Şimdi Rusya'yı en az askeri mücadele kadar zorlu bir diplomatik süreç bekliyor. Bu ay içinde Suriye Ulusal Diyalog Kongresi'nin toplanması planlanıyor. Kongreye seküler muhalif grupların da katılması öngörülüyor. Rusya, bu grupların kurulacak yeni hükümette de temsil edilmesini istiyor ve kalıcı istikrarın ancak bu şekilde sağlanabileceğine inanıyor.
Ancak bunun Beşar Esad ile mümkün olup olamayacağı muamma. "El Monitor" adlı internet portalında yer alan değerlendirmeye göre, burada Rusya'nın ne kadar yaptırım gücüne sahip olduğu da belirleyici bir etken. Sitedeki analizde en dikkat çekici cümle şöyle: "Rusya'nın Suriye'deki angajmanından iki yıl sonra bile, Esad'ın Moskova'nın ne kadar kontrolünde olduğunu kestirmek hayli güç."
Beşar Esad‘ın dizginlenmesi son derece güç bir müttefik olduğuna vurgu yapılan analizde, Suriye liderinin güvenilirliği ya da iktidar kalmak için ortaya koyacağı hırs konusunda Moskova'nın fazla hayalci olmadığı savunuluyor.
Siyaset tasarımcıları ve toplum mühendisleri
Bu nedenle Rusya, başka ülkelerin de yardımına ihtiyaç duyuyor. Nitekim Kazakistan'ın başkenti Astana'da Rusya, Türkiye ve İran'ın katılımıyla düzenlenen konferansları da bu çerçevede değerlendirmek gerekiyor. Örneğin Suriye'de oluşturulan "çatışmasızlık bölgeleri" bu konferanslarda kararlarştırılmıştı.

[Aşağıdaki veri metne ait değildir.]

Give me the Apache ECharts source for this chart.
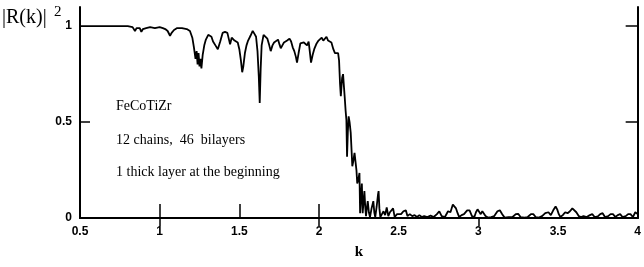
<!DOCTYPE html>
<html>
<head>
<meta charset="utf-8">
<script src="https://cdn.jsdelivr.net/npm/echarts@6/dist/echarts.min.js"></script>
<style>html,body{margin:0;padding:0;background:#fff}#c{width:644px;height:267px}</style>
</head>
<body>
<div id="c"></div>
<script>
var kValues = [0.50,0.60,0.70,0.80,0.83,0.845,0.855,0.865,0.875,0.885,0.895,0.905,0.915,0.94,0.97,1.00,1.02,1.035,1.05,1.065,1.075,1.09,1.11,1.14,1.17,1.19,1.205,1.215,1.225,1.232,1.238,1.244,1.25,1.256,1.262,1.27,1.28,1.29,1.305,1.315,1.325,1.335,1.35,1.365,1.38,1.395,1.41,1.425,1.435,1.442,1.452,1.462,1.47,1.48,1.49,1.50,1.51,1.518,1.525,1.535,1.545,1.555,1.57,1.584,1.595,1.605,1.614,1.622,1.628,1.634,1.64,1.652,1.664,1.676,1.688,1.697,1.708,1.718,1.73,1.743,1.752,1.76,1.77,1.78,1.79,1.80,1.815,1.825,1.835,1.845,1.855,1.862,1.872,1.883,1.895,1.905,1.915,1.925,1.935,1.942,1.95,1.96,1.97,1.985,1.997,2.007,2.017,2.027,2.037,2.047,2.057,2.067,2.078,2.09,2.10,2.11,2.12,2.126,2.132,2.137,2.145,2.151,2.157,2.161,2.167,2.172,2.176,2.181,2.186,2.192,2.199,2.204,2.209,2.216,2.223,2.23,2.235,2.24,2.247,2.254,2.258,2.264,2.269,2.274,2.28,2.285,2.29,2.295,2.30,2.306,2.313,2.32,2.33,2.341,2.347,2.353,2.362,2.37,2.374,2.379,2.385,2.395,2.405,2.415,2.425,2.435,2.445,2.455,2.465,2.475,2.49,2.5,2.515,2.53,2.545,2.555,2.57,2.585,2.60,2.615,2.63,2.645,2.66,2.68,2.70,2.72,2.74,2.755,2.77,2.79,2.81,2.825,2.84,2.85,2.86,2.87,2.88,2.895,2.91,2.93,2.945,2.96,2.975,2.985,2.995,3.005,3.015,3.025,3.035,3.045,3.06,3.08,3.10,3.12,3.135,3.15,3.165,3.19,3.215,3.235,3.25,3.265,3.29,3.31,3.33,3.345,3.36,3.38,3.40,3.42,3.43,3.44,3.455,3.47,3.485,3.495,3.505,3.515,3.53,3.545,3.56,3.575,3.59,3.60,3.615,3.63,3.645,3.66,3.68,3.70,3.715,3.73,3.75,3.765,3.78,3.795,3.815,3.83,3.845,3.86,3.875,3.89,3.905,3.925,3.94,3.955,3.97,3.985,4.0];
var rValues = [1.0,1.0,1.0,1.0,0.995,0.975,0.99,0.98,0.99,0.97,0.985,0.975,0.99,0.995,0.99,0.995,0.99,0.985,0.975,0.95,0.965,0.98,0.99,0.99,0.985,0.975,0.94,0.89,0.83,0.87,0.80,0.86,0.79,0.83,0.78,0.85,0.9,0.93,0.955,0.96,0.945,0.92,0.9,0.88,0.92,0.965,0.97,0.965,0.93,0.905,0.94,0.935,0.925,0.93,0.915,0.88,0.82,0.76,0.79,0.86,0.9,0.925,0.95,0.975,0.96,0.945,0.87,0.74,0.6,0.78,0.9,0.955,0.945,0.935,0.9,0.87,0.9,0.915,0.92,0.93,0.905,0.885,0.9,0.915,0.91,0.925,0.935,0.92,0.89,0.87,0.84,0.81,0.86,0.91,0.92,0.915,0.92,0.9,0.92,0.87,0.81,0.85,0.88,0.91,0.925,0.935,0.94,0.925,0.935,0.945,0.925,0.935,0.915,0.88,0.86,0.85,0.86,0.82,0.7,0.635,0.73,0.75,0.68,0.635,0.56,0.51,0.32,0.45,0.53,0.5,0.445,0.36,0.27,0.3,0.34,0.33,0.25,0.18,0.2,0.235,0.025,0.12,0.18,0.025,0.09,0.14,0.06,0.01,0.05,0.088,0.03,0.005,0.05,0.088,0.03,0.005,0.06,0.12,0.14,0.05,0.005,0.02,0.035,0.015,0.055,0.01,0.03,0.025,0.05,0.005,0.02,0.01,0.02,0.035,0.04,0.01,0.02,0.01,0.015,0.005,0.015,0.005,0.01,0.005,0.012,0.005,0.02,0.035,0.01,0.005,0.035,0.03,0.07,0.08,0.05,0.025,0.005,0.015,0.02,0.04,0.04,0.01,0.005,0.03,0.045,0.05,0.02,0.035,0.03,0.01,0.002,0.005,0.01,0.035,0.04,0.02,0.002,0.005,0.005,0.02,0.022,0.005,0.002,0.005,0.02,0.02,0.005,0.002,0.01,0.025,0.02,0.03,0.015,0.04,0.06,0.045,0.02,0.005,0.015,0.03,0.025,0.035,0.05,0.055,0.03,0.01,0.005,0.01,0.005,0.015,0.02,0.005,0.008,0.02,0.025,0.005,0.01,0.02,0.02,0.005,0.015,0.02,0.005,0.01,0.02,0.02,0.005,0.03,0.02];
var xTickLabels = [0.5,1,1.5,2,2.5,3,3.5,4];
var yTickLabels = [0,0.5,1];
var notes = ['FeCoTiZr','12 chains,  46  bilayers','1 thick layer at the beginning'];

var data = kValues.map(function(k,i){return [k, rValues[i]];});
var chart = echarts.init(document.getElementById('c'), null, {renderer:'canvas'});
var lab = {color:'#000', fontFamily:'Liberation Sans', fontWeight:'bold', fontSize:12};
chart.setOption({
  animation:false,
  backgroundColor:'#fff',
  grid:{left:80, right:2, top:7, bottom:49, containLabel:false},
  xAxis:[{
    type:'value', min:0.5, max:4, interval:0.5, position:'bottom',
    axisLine:{show:true, lineStyle:{color:'#000', width:2}},
    axisTick:{show:true, inside:true, length:14, customValues:[1,1.5,2], lineStyle:{color:'#000', width:1.5}},
    axisLabel:Object.assign({margin:8, customValues:xTickLabels}, lab),
    splitLine:{show:false},
    name:'k', nameLocation:'middle', nameGap:27,
    nameTextStyle:{color:'#000', fontFamily:'Liberation Serif', fontWeight:'bold', fontSize:15}
  },{
    type:'value', min:0.5, max:4, interval:0.5, position:'top',
    axisLine:{show:true, lineStyle:{color:'#000', width:2}},
    axisTick:{show:true, inside:true, length:8, customValues:[1,2,3], lineStyle:{color:'#000', width:1.5}},
    axisLabel:{show:false}, splitLine:{show:false}
  }],
  yAxis:[{
    type:'value', min:0, max:1.1, position:'left',
    axisLine:{show:true, lineStyle:{color:'#000', width:2}},
    axisTick:{show:true, inside:true, length:10, customValues:[0.5], lineStyle:{color:'#000', width:1.5}},
    axisLabel:Object.assign({margin:8, customValues:yTickLabels}, lab),
    splitLine:{show:false}
  },{
    type:'value', min:0, max:1.1, position:'right',
    axisLine:{show:true, lineStyle:{color:'#000', width:2}},
    axisTick:{show:true, inside:true, length:12, customValues:[0.5,1], lineStyle:{color:'#000', width:1.5}},
    axisLabel:{show:false}, splitLine:{show:false}
  }],
  graphic:[
    {type:'text', left:2, top:8, style:{text:'|R(k)|', font:'20px "Liberation Serif"', fill:'#000'}},
    {type:'text', left:54, top:5, style:{text:'2', font:'15px "Liberation Serif"', fill:'#000'}},
    {type:'text', left:116, top:99, style:{text:notes[0], font:'14px "Liberation Serif"', fill:'#000'}},
    {type:'text', left:116, top:133, style:{text:notes[1], font:'14px "Liberation Serif"', fill:'#000'}},
    {type:'text', left:116, top:165, style:{text:notes[2], font:'14px "Liberation Serif"', fill:'#000'}}
  ],
  series:[{
    type:'line', data:data, showSymbol:false, xAxisIndex:0, yAxisIndex:0,
    lineStyle:{color:'#000', width:1.8}, z:3
  }]
});
</script>
</body>
</html>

Şimdi siyasi adımların atılması gerekiyor. Bunu Astana grubunun tek başına başaramayacağını Rusya Uluslararası İlişkiler Konseyi Genel Direktörü Andrey Kortunov da itiraf ediyor: "Astana'da toplanan ülkeler, Suriye'deki savaş ateşini söndürmeyi amaçlıyordu. Şimdi ülkenin yeniden imarı için görev, Cenevre'deki barış görüşmelerine katılan ülkelerin siyaset tasarımcıları ve toplum mühendislerine düşüyor."

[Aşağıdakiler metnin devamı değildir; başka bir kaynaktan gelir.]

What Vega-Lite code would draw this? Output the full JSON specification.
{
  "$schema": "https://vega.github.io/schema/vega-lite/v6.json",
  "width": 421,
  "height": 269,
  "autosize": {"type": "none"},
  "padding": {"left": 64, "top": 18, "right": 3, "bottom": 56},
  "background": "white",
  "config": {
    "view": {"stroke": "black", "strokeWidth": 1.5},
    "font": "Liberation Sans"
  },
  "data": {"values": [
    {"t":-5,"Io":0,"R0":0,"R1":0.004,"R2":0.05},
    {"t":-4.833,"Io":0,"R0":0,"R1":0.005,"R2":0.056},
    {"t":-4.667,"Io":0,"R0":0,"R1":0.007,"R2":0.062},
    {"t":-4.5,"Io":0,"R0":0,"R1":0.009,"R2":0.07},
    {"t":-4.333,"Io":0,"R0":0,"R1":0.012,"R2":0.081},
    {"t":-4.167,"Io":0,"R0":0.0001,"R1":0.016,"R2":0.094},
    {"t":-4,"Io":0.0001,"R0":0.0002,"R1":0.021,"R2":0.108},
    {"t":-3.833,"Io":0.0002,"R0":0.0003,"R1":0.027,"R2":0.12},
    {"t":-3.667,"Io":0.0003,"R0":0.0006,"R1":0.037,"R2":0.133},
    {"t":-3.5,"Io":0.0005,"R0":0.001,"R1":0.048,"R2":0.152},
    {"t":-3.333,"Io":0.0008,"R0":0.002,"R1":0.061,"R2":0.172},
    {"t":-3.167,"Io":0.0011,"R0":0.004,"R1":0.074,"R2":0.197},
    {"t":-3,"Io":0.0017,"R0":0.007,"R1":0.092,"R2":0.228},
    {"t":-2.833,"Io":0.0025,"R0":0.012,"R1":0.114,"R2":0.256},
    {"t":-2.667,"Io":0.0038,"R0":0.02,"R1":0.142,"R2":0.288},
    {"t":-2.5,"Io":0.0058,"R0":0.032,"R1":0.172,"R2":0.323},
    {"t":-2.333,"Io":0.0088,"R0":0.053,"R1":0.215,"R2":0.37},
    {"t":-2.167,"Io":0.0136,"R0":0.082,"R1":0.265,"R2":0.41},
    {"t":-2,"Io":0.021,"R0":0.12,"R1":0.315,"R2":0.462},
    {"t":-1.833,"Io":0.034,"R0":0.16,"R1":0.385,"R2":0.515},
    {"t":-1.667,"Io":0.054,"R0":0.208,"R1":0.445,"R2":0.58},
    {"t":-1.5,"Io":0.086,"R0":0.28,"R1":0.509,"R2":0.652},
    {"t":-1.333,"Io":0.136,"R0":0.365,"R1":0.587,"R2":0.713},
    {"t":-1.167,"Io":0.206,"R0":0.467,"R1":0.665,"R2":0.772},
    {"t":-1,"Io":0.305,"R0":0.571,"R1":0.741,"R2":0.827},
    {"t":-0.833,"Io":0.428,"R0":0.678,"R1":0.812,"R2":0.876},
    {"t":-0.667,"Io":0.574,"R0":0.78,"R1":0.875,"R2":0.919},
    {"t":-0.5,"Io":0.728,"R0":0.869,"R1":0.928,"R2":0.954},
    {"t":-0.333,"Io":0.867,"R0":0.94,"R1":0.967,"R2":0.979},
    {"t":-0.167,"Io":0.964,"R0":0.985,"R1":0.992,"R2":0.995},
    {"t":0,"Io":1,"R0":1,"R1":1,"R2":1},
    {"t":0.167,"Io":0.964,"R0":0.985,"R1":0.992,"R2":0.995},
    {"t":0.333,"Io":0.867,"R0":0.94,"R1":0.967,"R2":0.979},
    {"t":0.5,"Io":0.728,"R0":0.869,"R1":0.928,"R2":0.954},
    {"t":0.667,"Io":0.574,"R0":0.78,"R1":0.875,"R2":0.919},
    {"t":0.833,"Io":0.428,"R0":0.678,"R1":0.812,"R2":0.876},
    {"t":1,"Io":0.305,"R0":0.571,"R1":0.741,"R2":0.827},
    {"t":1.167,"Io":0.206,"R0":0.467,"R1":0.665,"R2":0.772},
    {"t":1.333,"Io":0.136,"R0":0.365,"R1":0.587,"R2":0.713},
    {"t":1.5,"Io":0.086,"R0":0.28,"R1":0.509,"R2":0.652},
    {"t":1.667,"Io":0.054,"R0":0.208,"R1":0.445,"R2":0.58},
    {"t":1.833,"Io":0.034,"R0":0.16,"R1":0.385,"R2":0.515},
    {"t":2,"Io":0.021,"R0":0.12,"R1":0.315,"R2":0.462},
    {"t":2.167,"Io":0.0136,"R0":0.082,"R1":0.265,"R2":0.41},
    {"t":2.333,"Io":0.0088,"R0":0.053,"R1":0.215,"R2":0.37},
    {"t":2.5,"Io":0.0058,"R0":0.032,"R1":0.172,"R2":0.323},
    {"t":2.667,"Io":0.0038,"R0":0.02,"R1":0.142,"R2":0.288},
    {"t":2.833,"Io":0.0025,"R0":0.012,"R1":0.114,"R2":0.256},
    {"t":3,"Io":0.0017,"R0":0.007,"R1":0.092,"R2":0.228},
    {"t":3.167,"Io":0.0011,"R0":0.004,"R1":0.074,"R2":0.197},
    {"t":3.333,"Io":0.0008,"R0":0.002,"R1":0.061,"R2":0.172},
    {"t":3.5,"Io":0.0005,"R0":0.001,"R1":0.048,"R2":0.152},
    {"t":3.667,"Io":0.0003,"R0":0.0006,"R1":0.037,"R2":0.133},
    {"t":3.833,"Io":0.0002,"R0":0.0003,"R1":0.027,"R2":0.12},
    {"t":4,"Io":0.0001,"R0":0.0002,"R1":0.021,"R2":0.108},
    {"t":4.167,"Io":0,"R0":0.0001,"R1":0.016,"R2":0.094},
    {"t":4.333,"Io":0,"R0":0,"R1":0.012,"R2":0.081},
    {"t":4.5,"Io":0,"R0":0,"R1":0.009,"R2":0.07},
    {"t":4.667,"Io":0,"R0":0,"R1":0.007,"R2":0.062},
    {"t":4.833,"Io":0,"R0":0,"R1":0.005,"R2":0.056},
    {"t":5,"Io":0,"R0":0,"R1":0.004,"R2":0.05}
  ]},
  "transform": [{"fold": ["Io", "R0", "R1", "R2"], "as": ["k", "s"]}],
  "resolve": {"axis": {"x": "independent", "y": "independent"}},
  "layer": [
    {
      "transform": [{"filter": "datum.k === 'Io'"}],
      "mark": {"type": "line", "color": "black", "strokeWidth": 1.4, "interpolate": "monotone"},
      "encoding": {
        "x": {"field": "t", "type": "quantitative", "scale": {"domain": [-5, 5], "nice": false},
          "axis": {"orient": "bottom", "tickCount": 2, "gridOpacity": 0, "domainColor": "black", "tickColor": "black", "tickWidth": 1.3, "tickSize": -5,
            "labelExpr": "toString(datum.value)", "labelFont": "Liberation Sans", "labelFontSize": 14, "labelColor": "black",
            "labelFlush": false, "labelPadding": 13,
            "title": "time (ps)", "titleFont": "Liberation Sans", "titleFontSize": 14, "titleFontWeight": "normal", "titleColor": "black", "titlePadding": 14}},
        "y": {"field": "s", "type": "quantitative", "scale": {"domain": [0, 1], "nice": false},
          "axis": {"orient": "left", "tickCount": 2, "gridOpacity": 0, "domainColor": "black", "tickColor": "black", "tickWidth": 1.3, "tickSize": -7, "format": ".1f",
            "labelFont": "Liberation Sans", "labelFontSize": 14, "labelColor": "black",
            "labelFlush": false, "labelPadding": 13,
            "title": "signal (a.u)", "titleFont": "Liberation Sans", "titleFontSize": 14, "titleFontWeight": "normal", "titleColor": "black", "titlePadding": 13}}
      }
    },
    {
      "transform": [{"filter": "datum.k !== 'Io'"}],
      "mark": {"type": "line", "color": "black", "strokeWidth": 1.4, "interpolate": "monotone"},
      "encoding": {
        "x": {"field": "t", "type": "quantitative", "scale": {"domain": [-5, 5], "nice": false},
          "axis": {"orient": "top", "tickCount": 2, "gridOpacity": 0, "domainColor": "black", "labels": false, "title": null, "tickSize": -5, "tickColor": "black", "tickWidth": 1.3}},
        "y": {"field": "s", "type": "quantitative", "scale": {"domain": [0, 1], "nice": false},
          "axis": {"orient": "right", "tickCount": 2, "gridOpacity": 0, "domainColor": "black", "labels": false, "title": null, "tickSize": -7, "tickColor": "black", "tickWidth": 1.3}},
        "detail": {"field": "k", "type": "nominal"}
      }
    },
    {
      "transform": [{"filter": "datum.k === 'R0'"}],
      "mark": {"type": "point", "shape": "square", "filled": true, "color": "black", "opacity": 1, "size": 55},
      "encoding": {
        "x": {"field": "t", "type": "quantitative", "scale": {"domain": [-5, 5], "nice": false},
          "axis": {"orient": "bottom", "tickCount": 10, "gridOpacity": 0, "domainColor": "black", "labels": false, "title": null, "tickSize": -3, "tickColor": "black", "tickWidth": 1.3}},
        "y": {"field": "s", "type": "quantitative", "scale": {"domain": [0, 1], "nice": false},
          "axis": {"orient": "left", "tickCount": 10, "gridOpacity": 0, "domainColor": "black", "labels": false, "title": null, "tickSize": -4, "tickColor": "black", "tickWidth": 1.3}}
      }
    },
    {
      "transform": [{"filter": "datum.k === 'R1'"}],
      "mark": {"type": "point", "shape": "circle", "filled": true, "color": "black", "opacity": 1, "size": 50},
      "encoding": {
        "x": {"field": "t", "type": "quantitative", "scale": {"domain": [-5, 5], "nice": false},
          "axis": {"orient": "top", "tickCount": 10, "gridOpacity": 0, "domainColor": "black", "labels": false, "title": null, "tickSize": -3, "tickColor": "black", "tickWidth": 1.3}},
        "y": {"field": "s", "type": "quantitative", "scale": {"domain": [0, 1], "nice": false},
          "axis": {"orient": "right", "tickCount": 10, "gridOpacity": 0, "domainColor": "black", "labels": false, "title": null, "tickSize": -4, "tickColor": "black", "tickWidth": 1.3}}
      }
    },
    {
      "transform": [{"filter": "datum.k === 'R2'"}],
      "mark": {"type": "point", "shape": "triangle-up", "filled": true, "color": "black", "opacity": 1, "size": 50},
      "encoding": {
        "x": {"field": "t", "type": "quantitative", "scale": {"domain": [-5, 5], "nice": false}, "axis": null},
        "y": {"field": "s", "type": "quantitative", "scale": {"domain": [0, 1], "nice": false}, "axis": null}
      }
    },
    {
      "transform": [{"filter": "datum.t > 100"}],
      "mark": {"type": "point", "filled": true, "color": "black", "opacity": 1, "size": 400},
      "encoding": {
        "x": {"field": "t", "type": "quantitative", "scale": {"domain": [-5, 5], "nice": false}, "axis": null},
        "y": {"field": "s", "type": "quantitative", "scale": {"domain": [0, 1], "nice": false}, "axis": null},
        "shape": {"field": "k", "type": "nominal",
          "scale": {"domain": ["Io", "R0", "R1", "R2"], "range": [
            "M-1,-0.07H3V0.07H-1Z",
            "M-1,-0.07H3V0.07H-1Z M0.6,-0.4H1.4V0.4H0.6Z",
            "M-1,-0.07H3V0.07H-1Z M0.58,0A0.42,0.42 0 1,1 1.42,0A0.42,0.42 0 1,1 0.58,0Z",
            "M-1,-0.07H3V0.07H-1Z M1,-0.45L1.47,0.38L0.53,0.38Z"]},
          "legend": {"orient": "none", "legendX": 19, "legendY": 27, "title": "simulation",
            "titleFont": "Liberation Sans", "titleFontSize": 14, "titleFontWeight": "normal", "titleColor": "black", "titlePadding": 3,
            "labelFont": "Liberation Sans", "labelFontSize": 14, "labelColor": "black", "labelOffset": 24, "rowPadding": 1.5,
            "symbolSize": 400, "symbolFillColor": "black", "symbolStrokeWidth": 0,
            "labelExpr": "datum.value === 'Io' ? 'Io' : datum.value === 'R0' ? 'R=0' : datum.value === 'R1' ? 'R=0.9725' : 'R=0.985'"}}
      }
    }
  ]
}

Ancak yeniden imar, bazı şartlara bağlanmış durumda. Geçtiğimiz Eylül ayında AB, Türkiye, Kanada, Birleşik Arap Emirlikleri ve Katar'ın ortakaşa imzaladıkları bir belgede şu ifadeler yer alıyor: "Suriye'nin yaralarının sarılması ve yeniden imarının desteklenmesi için ön koşul, Suriye halkının çoğunluğu tarafından desteklenen ve ciddi bir siyasi geçişi hedefleyen inandırıcı bir sürecin başlatılmasıdır."
Farklı cepheler
Bu gruba ayrıca ABD ve Suudi Arabistan da dahil. Gerek bu iki ülke gerekse bölgenin bir diğer aktörü İsrail, bölgede İran'ın gücünün bölgele yayılmasını önlemeye çalışıyor. Onları başka bölge ülkeleri de destekliyor. İran ile Suriye konosunda sıkı bir işbirliği yapan Rusya, Tahran karşıtı bu cephe karşısında zor durumda kalıyor. Zira Rusya, gerek siyasi gerekse ekonomik açıdan ABD, Suudiler ve İsrail ile işbirliği yapmak zorunda. Ancak bu üç ülkenin İran'ın karşısında yer alması, Moskova'yı daha ihtiyatlı davranmaya itiyor.